Hee haw, it’s Burl, here to review a movie
about the most famous talking mule there is, Francis! Now, fame-wise I’m not
sure how he stacks up against Mr. Ed, his greatest competitor, but I’m pretty
sure these days, seventy years after his cinematic debut, he’s still better
known than Don, the horse that was voiced by John Candy in Hot to Trot!

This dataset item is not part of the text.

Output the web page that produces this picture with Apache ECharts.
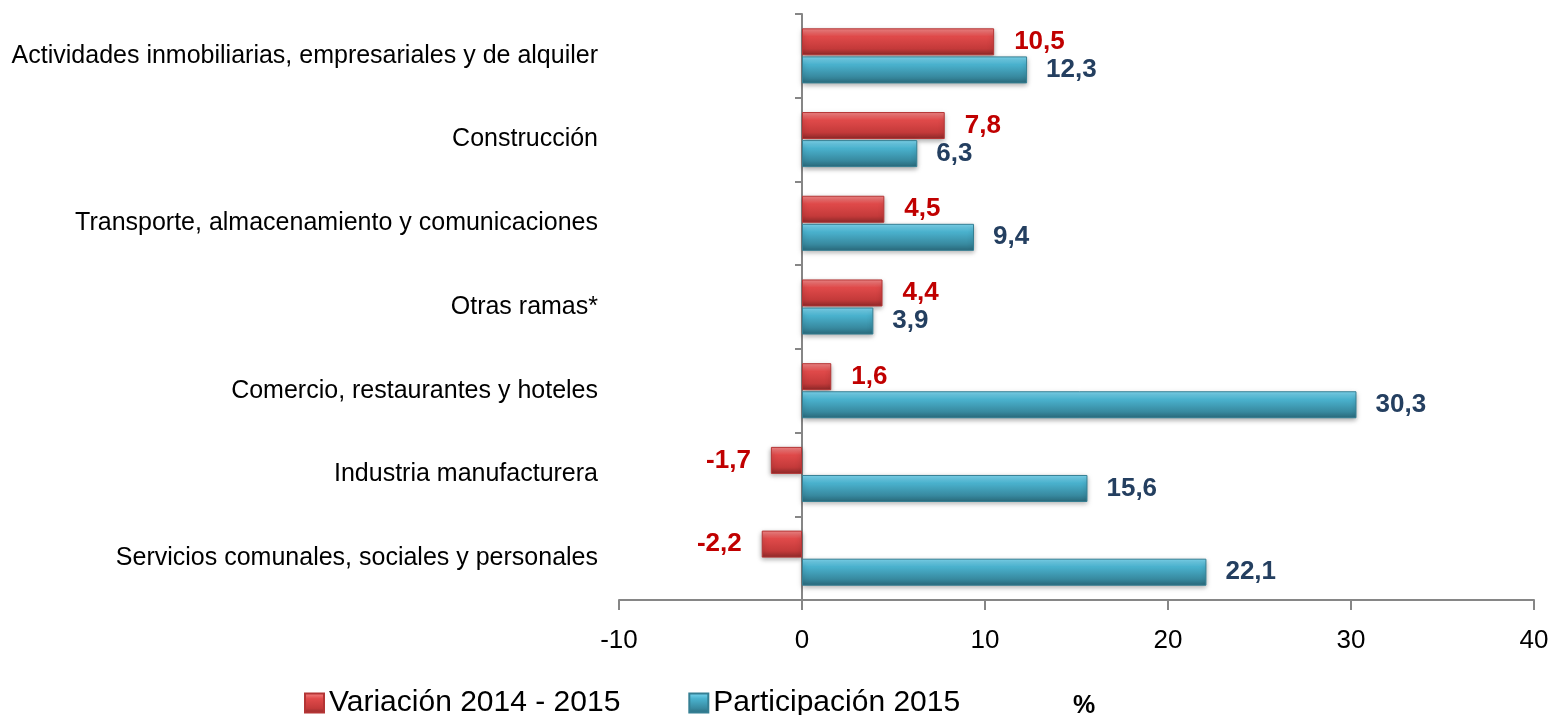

Of course there was only one Hot to Trot, and there must have been a
half-dozen Francis movies! The
picture I’m reviewing for you today was the first of them, and while it doesn’t
explain how the irascible mule gained the power of speech, it does detail the initial
meeting between Francis and the human who would become his closest chum, 2nd
lieutenant Peter Stirling, played by the amiable hoofmeister Donald O’Connor!
Ha ha!
Now, O’Connor is of course best known for
his spectacular work in Singin’ In the
Rain, but a little-known fact is that he can also be seen in The Big Fix, palling around with Francis
in footage from Francis Joins the Navy!
He’s really the perfect guy for this role - halfway between Mickey Rooney (who
got his own horse movie later, The Black
Stallion) and Eddie Bracken! Of course Rooney and Bracken were both fine
comedians capable of playing exactly the sort of gormless milquetoast Stirling
is meant to be, but somehow O’Connor hits those notes while still projecting a
sort of protean competence that leads you to believe he actually might have
risen to the rank of Lieutenant during wartime without being either fragged or
simply killed in combat! Even Don Knotts couldn’t have pulled that one off!
We first meet Stirling in his post-war
occupation as a bank teller, but there is a whisper campaign being conducted
against him, and his boss threatens to fire him! The boss gives Stirling a
chance to tell his tale, which occurred when he was stationed in Burma during
the war! On getting separated from his patrol, and under heavy enemy fire,
Stirling comes across a placid army mule who gives him advice on how to
survive, and then, when Stirling receives a minor shrapnel wound to the leg,
carts him to an aid station!
From there the picture adopts a structure
of repetition, in which Stirling tries to persuade his colonel that a talking
mule saved his life; Francis refuses to talk to the colonel; Stirling is thrown
into the psychiatric ward and made to weave baskets by jolly nurse Zasu Pitts; Francis
gives Stirling some crucial bit of information about a Japanese observation
post, or a hidden patrol, or a sneak air attack; Stirling becomes a hero but is
pressured to tell the colonel where he got his information; rinse and repeat! Ha
ha, with its host of eccentric characters, its focus on the impenetrable logic
of rear-echelon army brass, its dazed hero caught in the machinations of
illogic imposed by war, it almost reminded me of Catch-22! Eventually, Francis, to prevent his new friend being
tossed in the booby hatch for life, deigns to talk for someone other than
Stirling - a three-star general, in fact
, played by John McIntire from Psycho, Cloak &Dagger, and Herbie Rides Again
- but it only causes more trouble!
The perpetually irascible Francis speaks in
the voice of Chill Wills from Fireball 500, and his attitude is essentially that of the dogfaces in a Bill Mauldin
cartoon: grousing about army brass in general, and 2nd lieutenants
in particular, for whom he seems to have a particular hate-on! But at the same
time he’s a hyper-patriotic equine and wants to do his bit to win the war!
Eventually the picture concludes with what seems like a tragic denouement, but
director Arthur Lubin (who would later go on to direct a hundred and fifty
episodes of Mr. Ed - ha ha, talk
about a niche!) and novelist/screenwriter David Stern have one last trick up
their sleeves! After all, if Francis died in a plane crash, how could he ever
join the WACS? Ha ha!
The picture is done in the Universal low-budget
house style, which is a comforting style to ol’ Burl! Those Burmese jungles are
probably the same palm fronds later prowled through by the Creature from the
Black Lagoon, ha ha! Though there’s a lot of unfortunate talk about “Japs,” and
that same casual racism you find in many pictures of the period, particularly
war pictures, it wasn’t ladled on quite as heavily as I’d feared! The picture
is a bit slow and talky for a children’s comedy, and anyway the intended
audience seems more to be men for whom wartime service was still a recent
memory, who can chuckle and nod along with Francis’s jabs at army life and the
officer class! I give Francis the Talking
Mule two tails standing at attention!